Apart from a single gallery in the city’s main museum, M Shed, and a notable display to abolitionist John Wesley in the New Room’s Methodist museum, there’s no specific memorial and nothing of any scale. Certainly nothing to reflect the fact that Bristol was the preeminent transatlantic slave port in the world during the second quarter of the eighteenth century. Other prominent hubs of transatlantic slavery have recognised their role in the ‘vile trade’ and created their own memorials and museums, notably Nantes, Liverpool and Amsterdam amongst several others.
The Abolition Shed project
In response to this gross oversight in Bristol the Abolition Shed project was launched in 2017. The project is supported by Bristol Radical History Group, Countering Colston and the Long John Silver Trust. It was considered vital by Abolition Shed campaigners that any proposal should be located prominently in the heart of the city where the history happened, and be supported and funded under the auspices of Bristol’s existing cultural offerings.
The theme of ‘Abolition’ was chosen because it encompassed the actions of the enslaved from everyday resistance to revolts, insurrections and revolutions and those who fought in Britain to end the slave-trade and slavery. In Bristol there were many people who both spoke out and physically fought against slavery. Any memorial should be joined by a museum or visitors centre which captures the hidden histories of the resistance of enslaved Africans and the abolitionists in Bristol and elsewhere. The proposers believe the theme is a good way to try and bring communities together over what is a highly divisive topic.
Abolition Shed 1
The first proposal was inspired in 2017 by local residents on Welsh Back who targeted two Bristol City Council owned, though disused, quayside transit sheds close to the Redcliffe Bascule Bridge.
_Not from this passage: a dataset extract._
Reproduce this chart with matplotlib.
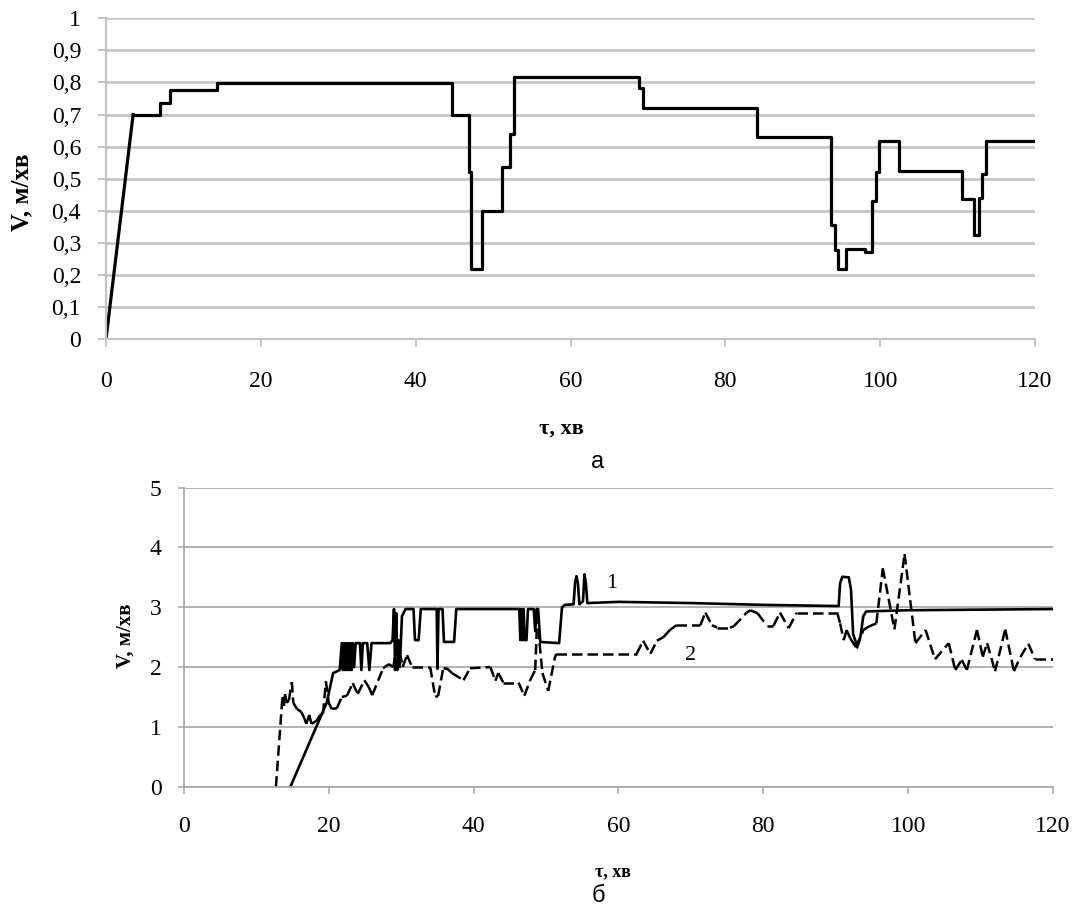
import matplotlib
matplotlib.use('Agg')
import matplotlib.pyplot as plt
from matplotlib.collections import LineCollection
from matplotlib.ticker import FuncFormatter
import numpy as np

# --- chart a: speed, stepwise ---
ramp_t = [0, 3.5]
ramp_v = [0, 0.70]
step_t = [3.5, 7.0, 8.2, 14.3, 44.7, 46.9, 47.1, 48.6, 51.2, 52.2, 52.7, 68.9, 69.3,
          84.1, 93.7, 94.1, 94.5, 95.6, 98.1, 99.0, 99.4, 99.9, 102.4, 110.6, 112.1,
          112.7, 113.1, 113.7, 120]
step_v = [0.70, 0.735, 0.778, 0.797, 0.70, 0.52, 0.218, 0.40, 0.536, 0.638, 0.816, 0.784, 0.72,
          0.63, 0.357, 0.279, 0.217, 0.28, 0.27, 0.43, 0.52, 0.618, 0.524, 0.438, 0.324,
          0.44, 0.514, 0.618, 0.618]

# --- chart b: curve 1 (solid) ---
t1 = [14.7, 19.7, 20.6, 21.5, 21.8, 21.95, 22.1, 22.25, 22.4, 22.55, 22.7, 22.85, 23.0,
      23.15, 23.3, 23.5, 23.7, 24.3, 24.5, 24.7, 25.3, 25.6, 25.9, 28.5, 28.8, 29.0,
      29.15, 29.3, 29.45, 29.6, 29.8, 30.1, 30.6, 31.7, 31.9, 32.4, 32.7, 34.9, 35.0,
      35.15, 35.7, 35.9, 37.3, 37.6, 46.3, 46.45, 46.6, 46.75, 46.9, 47.05, 47.3, 47.5,
      48.3, 48.5, 48.7, 48.9, 49.2, 51.8, 52.2, 52.6, 53.8, 54.0, 54.2, 54.4, 54.6,
      55.1, 55.3, 55.5, 55.7, 60, 70, 80, 90.4, 90.6, 90.9, 91.8, 92.1, 92.4, 92.9,
      93.4, 93.8, 94.2, 100, 110, 120]
v1 = [0, 1.40, 1.90, 1.95, 2.40, 1.95, 2.40, 1.95, 2.40, 1.95, 2.40, 1.95, 2.40,
      1.95, 2.40, 2.0, 2.40, 2.40, 1.95, 2.40, 2.40, 1.95, 2.40, 2.40, 2.45, 2.97,
      1.95, 2.9, 1.95, 2.45, 2.0, 2.85, 2.97, 2.97, 2.45, 2.45, 2.97, 2.97, 1.97,
      2.97, 2.97, 2.42, 2.42, 2.97, 2.97, 2.45, 2.97, 2.45, 2.97, 2.45, 2.45, 2.97,
      2.97, 2.6, 2.97, 2.97, 2.42, 2.40, 3.0, 3.04, 3.05, 3.4, 3.52, 3.4, 3.05,
      3.1, 3.55, 3.4, 3.07, 3.09, 3.07, 3.04, 3.02, 3.4, 3.51, 3.5, 3.3, 2.55, 2.37,
      2.5, 2.85, 2.93, 2.95, 2.96, 2.97]

# --- chart b: curve 2 (dashed) ---
t2 = [12.7, 13.6, 13.8, 13.95, 14.2, 14.5, 14.9, 15.1, 15.6, 16.2, 16.6, 16.9, 17.3,
      17.6, 18.3, 18.8, 19.2, 19.6, 20.0, 20.4, 21.1, 21.8, 22.5, 23.3, 24.0, 24.9,
      25.5, 26.0, 27.5, 28.3, 28.9, 29.2, 29.5, 29.8, 30.2, 30.8, 31.5, 34.0, 34.7,
      35.1, 35.8, 36.3, 37.0, 38.6, 39.5, 42.3, 43.0, 43.4, 44.1, 46.2, 47.0, 47.8,
      48.5, 48.8, 49.1, 49.5, 50.3, 51.2, 51.4, 62.5, 63.4, 64.4, 65.3, 66.2, 67.1,
      68.0, 71.3, 72.0, 72.9, 73.6, 75.4, 75.9, 77.7, 78.2, 79.2, 80.5, 81.4, 82.3,
      83.5, 84.6, 90.2, 90.6, 91.1, 91.5, 92.0, 92.9, 93.8, 94.6, 95.6, 96.5, 98.1,
      99.5, 101.0, 102.4, 103.7, 105.6, 106.5, 107.4, 108.1, 109.5, 110.3, 110.9,
      112.0, 113.4, 114.6, 115.5, 116.6, 117.5, 120.0]
v2 = [0, 1.5, 1.35, 1.55, 1.4, 1.45, 1.75, 1.4, 1.3, 1.25, 1.15, 1.05, 1.2,
      1.05, 1.1, 1.2, 1.22, 1.76, 1.4, 1.3, 1.31, 1.5, 1.52, 1.73, 1.55, 1.78,
      1.67, 1.53, 1.98, 2.05, 2.0, 2.2, 2.0, 2.25, 2.0, 2.2, 2.0, 2.0, 1.5,
      1.52, 1.98, 1.98, 1.9, 1.78, 1.98, 2.0, 1.77, 1.9, 1.74, 1.74, 1.52, 1.78,
      1.95, 2.9, 2.4, 1.9, 1.6, 2.15, 2.22, 2.22, 2.44, 2.22, 2.44, 2.5, 2.62,
      2.70, 2.70, 2.91, 2.70, 2.66, 2.66, 2.68, 2.91, 2.95, 2.9, 2.69, 2.69, 2.91,
      2.65, 2.91, 2.91, 2.73, 2.45, 2.62, 2.48, 2.31, 2.62, 2.68, 2.73, 3.65, 2.63,
      3.89, 2.40, 2.62, 2.13, 2.40, 1.95, 2.12, 1.95, 2.62, 2.17, 2.40,
      1.93, 2.63, 1.93, 2.17, 2.39, 2.13, 2.13]

serif = 'Liberation Serif'

fig = plt.figure(figsize=(10.72, 9.11), dpi=100)

# chart a
ax1 = fig.add_axes([0.0989, 0.6279, 0.8666, 0.352])
ax1.plot(ramp_t, ramp_v, color='black', lw=2.3)
ax1.plot(step_t, step_v, color='black', lw=2.3, drawstyle='steps-post')
ax1.set_xlim(0, 120)
ax1.set_ylim(0, 1)
ax1.set_xticks(np.arange(0, 121, 20))
ax1.set_yticks(np.arange(0, 1.01, 0.1))
ax1.yaxis.set_major_formatter(FuncFormatter(lambda v, p: ('%g' % round(v, 1)).replace('.', ',')))
ax1.grid(axis='y', color='#c4c4c4', lw=1.9)
ax1.set_axisbelow(True)
for s in ['top', 'right']:
    ax1.spines[s].set_visible(False)
for s in ['left', 'bottom']:
    ax1.spines[s].set_color('#c4c4c4')
    ax1.spines[s].set_linewidth(1.6)
ax1.tick_params(axis='x', length=6, width=1.4, color='#c4c4c4', pad=17, labelsize=17)
ax1.tick_params(axis='y', length=6, width=1.4, color='#c4c4c4', pad=12, labelsize=17)
for lab in ax1.get_xticklabels() + ax1.get_yticklabels():
    lab.set_fontfamily(serif)

# chart b
ax2 = fig.add_axes([0.1716, 0.1365, 0.8107, 0.3282])
ax2.plot(t1, v1, color='black', lw=1.9)
pts = np.column_stack([t2, v2])
segs = np.stack([pts[:-1], pts[1:]], axis=1)
lc = LineCollection(segs, colors='black', linewidths=1.8, linestyles=[(0, (4.2, 2.0))],
                    capstyle='butt')
ax2.add_collection(lc)
ax2.set_xlim(0, 120)
ax2.set_ylim(0, 5)
ax2.set_xticks(np.arange(0, 121, 20))
ax2.set_yticks(np.arange(0, 6, 1))
ax2.grid(axis='y', color='#a6a6a6', lw=1.2)
ax2.set_axisbelow(True)
for s in ['top', 'right']:
    ax2.spines[s].set_visible(False)
for s in ['left', 'bottom']:
    ax2.spines[s].set_color('#a6a6a6')
    ax2.spines[s].set_linewidth(1.2)
ax2.tick_params(axis='x', length=5, width=1.1, color='#a6a6a6', pad=16, labelsize=17)
ax2.tick_params(axis='y', length=4, width=1.1, color='#a6a6a6', pad=12, labelsize=17)
for lab in ax2.get_xticklabels() + ax2.get_yticklabels():
    lab.set_fontfamily(serif)
ax2.text(59.1, 3.40, '1', fontsize=16, family=serif, ha='center', va='center')
ax2.text(69.9, 2.20, '2', fontsize=16, family=serif, ha='center', va='center')

# axis titles and captions
fig.text(0.0205, 0.789, 'V, м/хв', rotation=90, fontsize=18, fontweight='bold',
         family=serif, ha='center', va='center')
fig.text(0.524, 0.530, 'τ, хв', fontsize=16, fontweight='bold', family=serif,
         ha='center', va='center')
fig.text(0.1175, 0.302, 'V, м/хв', rotation=90, fontsize=15, fontweight='bold',
         family=serif, ha='center', va='center')
fig.text(0.572, 0.043, 'τ, хв', fontsize=13, fontweight='bold', family=serif,
         ha='center', va='center')
fig.text(0.557, 0.493, 'а', fontsize=17, family='Liberation Sans', ha='center', va='center')
fig.text(0.558, 0.016, 'б', fontsize=17, family='Liberation Sans', ha='center', va='center')

fig.savefig('out.png', dpi=100)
Unfortunately, Bristol City Council had other plans, and despite objections the location was allowed to go to a developer. For details of the initial scheme see Abolition Shed 1.
Abolition Shed 2
After the first scheme was scuppered, other locations were considered, and another site was chosen with arguably even more potential than Welsh Back – Bristol’s redundant Seaman’s Mission and Chapel near Pero’s Bridge. For details go to Abolition Shed 2. While trying to present the case for this though plans were effectively quashed after an impasse in the Bristol Transatlantic Slavery Legacy Group and the resignation of the Abolition Shed delegate due to their disgraceful treatment at the hands of the Deputy elected Mayor.
Why are we waiting?
While Bristol City Council ponders, and people take matters into their own hands, for example the toppling of the Colston statue last June, Lisbon in Portugal is putting in place the very project that’s so desperately needed in our city. The Lisbon plans echo entirely what we feel is required in Bristol:
- Artists/architects of African descent to design the memorial
- A prominent historic location on waterfront
- A garden of remembrance
- An Interpretation Centre/Dedicated Museum to contextualise the memorial
So this is where we are, an extremely frustrating position, where the city and its leaders just bumble on with their talking shops whilst accusations are still flying of ‘slavery obscured’, ‘sweeping the past under the carpet’ and ‘whitewashing history’. We need the will and vision amongst political leaders to ring-fence the funds and the location for this or a similar project, something which appears to be severely lacking.